How do blacks’ memories of slavery differ from accounts white people tell each other?


What do cigarettes, sex, and sin have to do with segregation and this chapter? How did a pre-adolescent Tim come to an unusual understanding of some of the “facts of life” and how does that compare with your own sex education?


Who are James Baldwin and James J. Kilpatrick? What is the meaning in a televised debate of this statement by Baldwin to Kilpatrick: “You’re not worried about me marrying your daughter—you’re worried about me marrying your wife’s daughter. I’ve been marrying your daughter since the days of slavery.” (p. 39)

Chapter 1

In this chapter we read about the murder of Henry Marrow, “Dickie,” and the ensuing riots in the town of Oxford, NC, as seen through the eyes of a ten-year-old, who later writes this book.

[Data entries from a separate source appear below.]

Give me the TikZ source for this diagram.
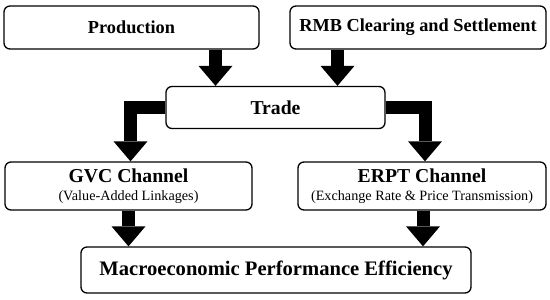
\documentclass[tikz,border=0pt]{standalone}
\usepackage{fontspec}
\setmainfont{Liberation Serif}
\usetikzlibrary{arrows.meta}

\newcommand{\subfont}{\mdseries\fontsize{14.2pt}{17pt}\selectfont}

\tikzset{
  stage/.style={draw, line width=1.3pt, rounded corners=6pt, inner sep=0pt, align=center, fill=white},
  topfont/.style={font=\bfseries\fontsize{18.3pt}{22pt}\selectfont},
  midfont/.style={font=\bfseries\fontsize{19.7pt}{17.5pt}\selectfont},
  endfont/.style={font=\bfseries\fontsize{20.6pt}{24pt}\selectfont},
  flowarrow/.style={line width=13pt, line join=miter, -{Triangle[width=34pt, length=20pt, line width=0pt]}}
}

\begin{document}
\begin{tikzpicture}[x=1pt, y=-1pt]
\useasboundingbox (0,0) rectangle (550,300);
\node[stage, topfont, minimum width=255pt, minimum height=43pt] (prod) at (131.5,27.5) {Production};
\node[stage, topfont, minimum width=256pt, minimum height=43pt] (rmb) at (418,27.5) {RMB Clearing and Settlement};
\node[stage, midfont, minimum width=219pt, minimum height=42pt] (trade) at (275.5,107.5) {Trade};
\node[stage, midfont, minimum width=247pt, minimum height=48pt] (gvc) at (128.5,186) {GVC Channel\\{\subfont (Value-Added Linkages)}};
\node[stage, midfont, minimum width=248pt, minimum height=48pt] (erpt) at (422,186) {ERPT Channel\\{\subfont (Exchange Rate \& Price Transmission)}};
\node[stage, endfont, minimum width=390pt, minimum height=46pt] (macro) at (276,270) {Macroeconomic Performance Efficiency};
\draw[flowarrow] ([xshift=84pt]prod.south) -- ([xshift=84pt]prod.south |- trade.north);
\draw[flowarrow] ([xshift=-80.5pt]rmb.south) -- ([xshift=-80.5pt]rmb.south |- trade.north);
\draw[flowarrow] (trade.west) -| ([xshift=2pt]gvc.north);
\draw[flowarrow] (trade.east) -| ([xshift=3pt]erpt.north);
\draw[flowarrow] (gvc.south) -- (gvc.south |- macro.north);
\draw[flowarrow] ([xshift=1pt]erpt.south) -- ([xshift=1pt]erpt.south |- macro.north);
\end{tikzpicture}
\end{document}
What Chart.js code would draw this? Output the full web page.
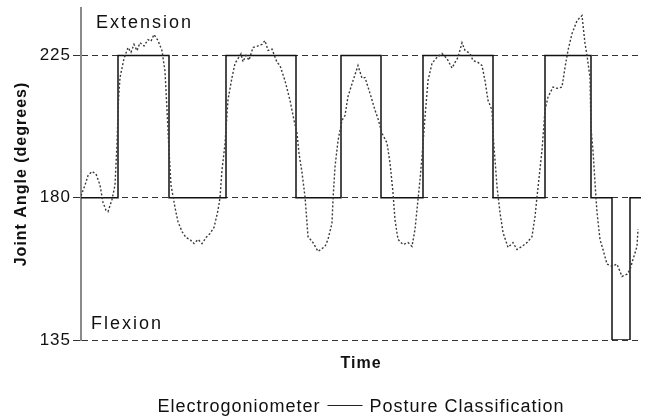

Tim’s mother describes his friend Gerald as “not really our kind of folks.” Were there kids when you were 10 years old whom you knew those closest to you would consider not your kind of folks? In what ways were they not “your kind of folks”? In hindsight, was that a fair assessment? As a Christian, how do you deal with people who are not “your kind of folks”?

“I pondered, too, the blood that beat in my own veins and the ways in which my family’s history was implicated in Henry Marrow’s killing—and perhaps ever redeemed, since by the end of things, if anything ever really ends, his killings set our faces toward a strange new Jerusalem.” What do you think Tim is referring to as ‘a strange new Jerusalem?”

Are there taboo subjects that are not talked about with your family, church, etc.?

Can you think of anything that has happened in your life in terms of injustice towards others that you feel might resonate twenty or thirty years later when you will have a better understanding such that you might want to write about it?

Study Guide to Blood Done Sign My Name

As we are preparing for this summer's Freedom Ride 2010, each team members has been asked to read "Blood Done Sign My Name" and "Proud Shoes." This blog is a tool to help with encouraging discussion about these two books. I have asked Pete Crow to begin this conversation. Please add to and comment to his questions once they are posted.